Mac Hard Drive file double check!
April 5, 2011 3:38 PM   Subscribe

Getting ready to replace a hard drive. Am I missing anything?

This was my last question about it.

So I bought a 320 G drive and as much RAM as I could (2 G) and it will be here in a day or so.

I used the Lacie backup yesterday, and am planning to start clean with OS X.4.Something. I am using OSX.3.9 right now on a PPC G4.

I am not particularly worried, but there are a few things I would like to double check.

There are a few things I DO NOT want to lose and thought I would check in here for file-paths before I did something I couldn't undo.

I have to save my iCal calendars - there is a lot of info in them and I want to import them once the new OS is installed. I want to preserve my email database (maybe 10,000 files) and of course pics and documents.

The biggest is the mail and the calendars. Can anyone tell me where they are so I can make sure I have them on the external before I start?

Is it just as easy as making sure the user>library>calendar>mycal.ics is saved, or is there something else?

Same with mail?

Thanks!
posted by Tchad to Computers & Internet (9 answers total)
 
Are you changing one internal drive for another? If so, you don't need to delete anything -- just unplug it, plug in the new one, and reinstall the OS. If there's anything you forgot to copy over you can just change the drives back and get it, or even buy (cheap) a SATA to USB adapter so that you can plug the drive straight into a USB port like a thumb drive.

Apologies if I have misread your question.
posted by katrielalex at 4:14 PM on April 5, 2011


Response by poster: Yes, but I really want to start from scratch with the new one - this one is 6+ years old.

I am just asking if I am saving the few files I need to the external hard drive properly.
There are only a few I need to bring over to the new drive - I don't want to bring everything over, just pics, mail, and calendars.

It is an ATA drive.
posted by Tchad at 7:04 PM on April 5, 2011


Response by poster: I suppose I am worried about things being damaged when I pull out the old one, even though I am putting it in a case to use externally when it comes out. I just need to make sure I have things saved correctly and SEE the files myself on the drive in finder before I commit to this.
posted by Tchad at 7:06 PM on April 5, 2011


Migration Assistant is a good way to go about doing this, if you can put the old drive in an external case or something. you ought to be able to choose what you want to bring over. (10.4 was a pretty decent time ago, though, so my memory might be faulty.) failing that, both Mail and iCal have specific import/export functions. (with Mail, you just point it at your old Library/Mail folder and it figures it out. iCal has a specific Export function.) note that for all these links you should ignore anything that says "boot your Mac in Target Disk Mode" - you're essentially doing that by having the old drive in an external enclosure and hooked into your machine.
posted by mrg at 7:10 PM on April 5, 2011


Any particular reason you're wanting to do a clean reinstall on the same machine? Software troubles somewhere?

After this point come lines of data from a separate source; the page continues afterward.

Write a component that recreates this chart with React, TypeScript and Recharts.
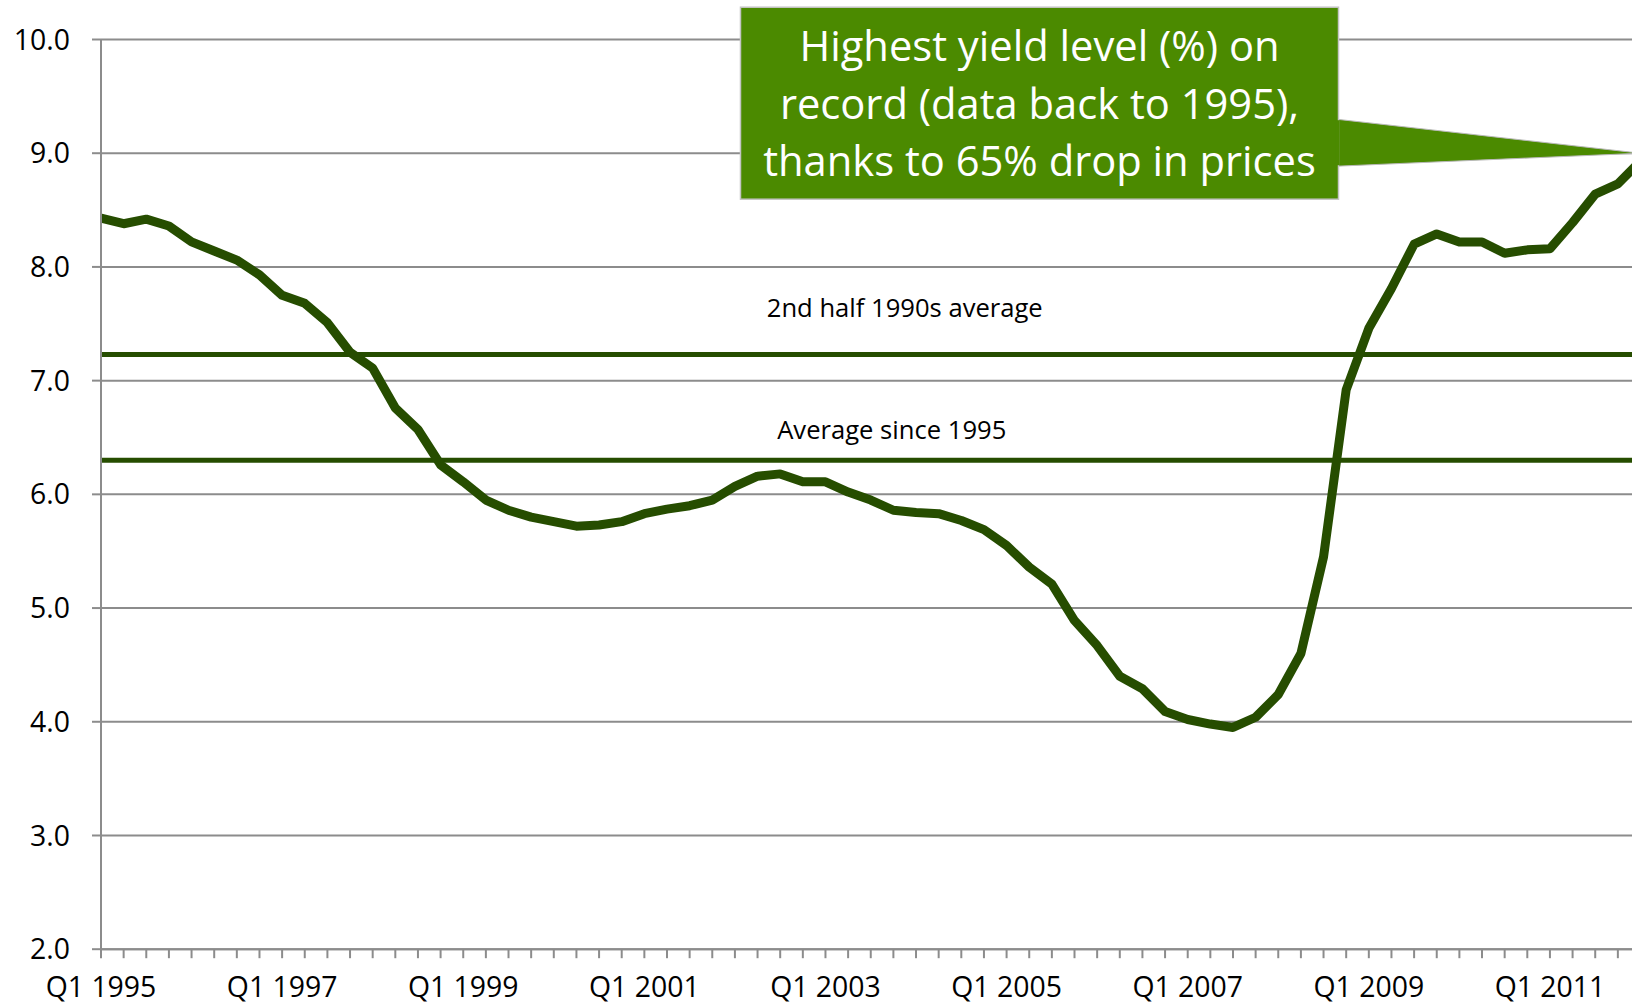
import React from "react";
import {
  LineChart,
  Line,
  XAxis,
  YAxis,
  CartesianGrid,
  ReferenceLine,
  ReferenceDot,
} from "recharts";

const years = [
  1995, 1996, 1997, 1998, 1999, 2000, 2001, 2002, 2003, 2004, 2005, 2006,
  2007, 2008, 2009, 2010, 2011, 2012,
];
const quarterNames = ["Q1", "Q2", "Q3", "Q4"];

// Q1 1995 .. Q1 2012
const quarters: string[] = years
  .flatMap((y) => quarterNames.map((q) => `${q} ${y}`))
  .slice(0, 69);

const yieldPct = [
  8.43, 8.38, 8.42, 8.36, 8.22, 8.14, 8.06, 7.93, 7.75, 7.68,
  7.51, 7.25, 7.11, 6.76, 6.57, 6.26, 6.11, 5.95, 5.86, 5.8,
  5.76, 5.72, 5.73, 5.76, 5.83, 5.87, 5.9, 5.95, 6.07, 6.16,
  6.18, 6.11, 6.11, 6.02, 5.95, 5.86, 5.84, 5.83, 5.77, 5.69,
  5.55, 5.36, 5.21, 4.89, 4.67, 4.4, 4.29, 4.09, 4.02, 3.98,
  3.95, 4.04, 4.24, 4.6, 5.45, 6.92, 7.46, 7.81, 8.2, 8.29,
  8.22, 8.22, 8.12, 8.15, 8.16, 8.39, 8.64, 8.73, 8.93,
];

const yTicks = [2, 3, 4, 5, 6, 7, 8, 9, 10];

const avg1990s = 7.23;
const avgSince1995 = 6.3;
const recordLevel = 9.0;

const avg1990sLabel = "2nd half 1990s average";
const avgSince1995Label = "Average since 1995";
const calloutLines = [
  "Highest yield level (%) on",
  "record (data back to 1995),",
  "thanks to 65% drop in prices",
];

const data = quarters.map((q, i) => ({ quarter: q, yield: yieldPct[i] }));

const FONT = "'Open Sans', sans-serif";
const GRID = "#8c8c8c";
const LINE_GREEN = "#264d00";
const BOX_GREEN = "#4b8a00";

// label only every 8th quarter, tick marks on all
function XTick(props: any) {
  const { x, y, payload } = props;
  const i = quarters.indexOf(payload.value);
  if (i % 8 !== 0) return null;
  return (
    <text
      x={x}
      y={y}
      dy={37}
      textAnchor="middle"
      fontSize={28.4}
      fontFamily={FONT}
      fill="#000"
    >
      {payload.value}
    </text>
  );
}

// green box with a pointer whose tip sits on the record level
function Callout(props: any) {
  const { cx, cy } = props;
  if (cx == null || cy == null) return null;
  const left = cx - 900;
  const right = cx - 302;
  const top = cy - 146;
  const bottom = cy + 46;
  const mid = (left + right) / 2;
  return (
    <g>
      <polygon
        points={`${right - 2},${cy - 34} ${cx},${cy} ${right - 2},${cy + 13}`}
        fill={BOX_GREEN}
        stroke="#b9b9b9"
        strokeWidth={1}
      />
      <rect
        x={left}
        y={top}
        width={right - left}
        height={bottom - top}
        fill={BOX_GREEN}
        stroke="#c4c4c4"
        strokeWidth={1.5}
      />
      <rect x={right - 3} y={cy - 33} width={4} height={45} fill={BOX_GREEN} />
      {calloutLines.map((t, k) => (
        <text
          key={k}
          x={mid}
          y={top + 54 + k * 57.5}
          textAnchor="middle"
          fontSize={41.7}
          fontFamily={FONT}
          fill="#fff"
        >
          {t}
        </text>
      ))}
    </g>
  );
}

function AvgLabel(text: string, dx: number, dy: number) {
  return (props: any) => {
    const vb = props.viewBox || {};
    const cx = vb.x + vb.width / 2 + dx;
    return (
      <text
        x={cx}
        y={vb.y + dy}
        textAnchor="middle"
        fontSize={25.6}
        fontFamily={FONT}
        fill="#000"
      >
        {text}
      </text>
    );
  };
}

export default function App() {
  return (
    <div
      style={{
        position: "absolute",
        left: 0,
        top: 0,
        width: 1632,
        height: 1007,
        overflow: "hidden",
        background: "#fff",
      }}
    >
      <LineChart
        width={1660}
        height={1007}
        data={data}
        margin={{ top: 39.5, right: 19.5, bottom: 0, left: 0 }}
      >
        <CartesianGrid
          vertical={false}
          stroke={GRID}
          strokeWidth={2}
          horizontalValues={yTicks}
        />
        <XAxis
          dataKey="quarter"
          interval={0}
          height={57.8}
          tickSize={9}
          tickLine={{ stroke: GRID, strokeWidth: 2 }}
          axisLine={{ stroke: GRID, strokeWidth: 2 }}
          tick={<XTick />}
        />
        <YAxis
          type="number"
          domain={[2, 10]}
          ticks={yTicks}
          width={101}
          tickSize={9}
          tickMargin={22}
          tickLine={{ stroke: GRID, strokeWidth: 2 }}
          axisLine={{ stroke: GRID, strokeWidth: 2 }}
          tick={{ fill: "#000", fontSize: 28.4, fontFamily: FONT }}
          tickFormatter={(v: number) => v.toFixed(1)}
        />
        <ReferenceLine
          y={avg1990s}
          stroke={LINE_GREEN}
          strokeWidth={5}
          label={AvgLabel(avg1990sLabel, 34, -37)}
        />
        <ReferenceLine
          y={avgSince1995}
          stroke={LINE_GREEN}
          strokeWidth={5}
          label={AvgLabel(avgSince1995Label, 21, -21)}
        />
        <Line
          type="linear"
          dataKey="yield"
          stroke={LINE_GREEN}
          strokeWidth={9}
          strokeLinejoin="round"
          dot={false}
          activeDot={false}
          isAnimationActive={false}
        />
        <ReferenceDot
          x={quarters[quarters.length - 1]}
          y={recordLevel}
          r={0}
          shape={<Callout />}
        />
      </LineChart>
    </div>
  );
}
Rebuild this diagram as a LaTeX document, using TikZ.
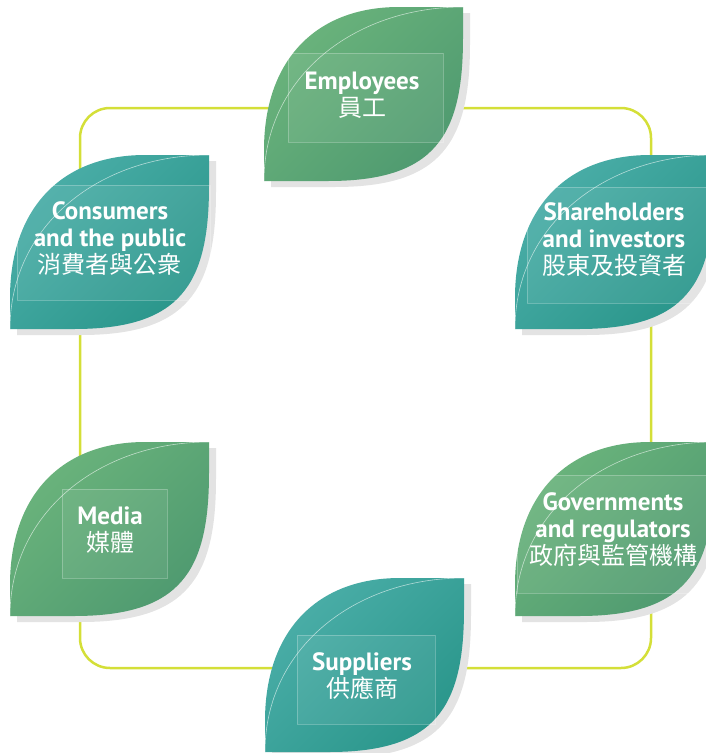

If not, I'm a big fan of the clone/replace method. I.e., put your new drive in the external enclosure, run something like Carbon Copy Cloner or Super Duper to clone your existing boot drive to your new hard drive, swap the larger drive for the smaller drive after the clone, and tada - your computer will be exactly as it is now, save for much more room on the hard drive.

Bonus - the clone method allows you to keep your current disk in the state it's in now in case something goes wrong with the process - you shouldn't lose any important data.
posted by owls at 8:04 AM on April 6, 2011


Response by poster: OK, just installed more RAM for the first time since I bought it and that pepped it up a bit. I bought it in 2005 and have been coasting with 512 MB since then. So with 2 G now in we are good there.

I don't have a reason for the clean reinstall, really. It just seemed, well, cleaner. There have been a couple of software hiccups with old versions of CS2 and Photoshop that I would like to fix - the Adobe folks weren't much help. It seems to me that if I am starting from scratch it would be easier to organize things - there is a tone of flotsam and jetsam that has accumulated over the past 6 years and it just seems right to me to get a clean start instead of picking through multiple system, utility, and whatever else kind of folders to eliminate and restructure what I want.

I am assuming that after I install the new disk I can just insert the OSX.4 disk and go from there; dragging and dropping some of the old files through a firewire connection as I want to.

I only barely know what I am doing here, so thanks, guys. Between you and iFixit I am limping through the process.
posted by Tchad at 10:55 AM on April 6, 2011


Response by poster: ton of flotsam & jetsam. There is a ton of it. It makes no sound.
posted by Tchad at 10:56 AM on April 6, 2011


You can drag and drop as needed if you want. For mail and calendar stuff though, I would urge at least an import/export cycle for each, if not Migration Assistant.
posted by ZeusHumms at 11:37 PM on April 6, 2011


Response by poster: WOW! I did it! Now I have joined the year 2006!!!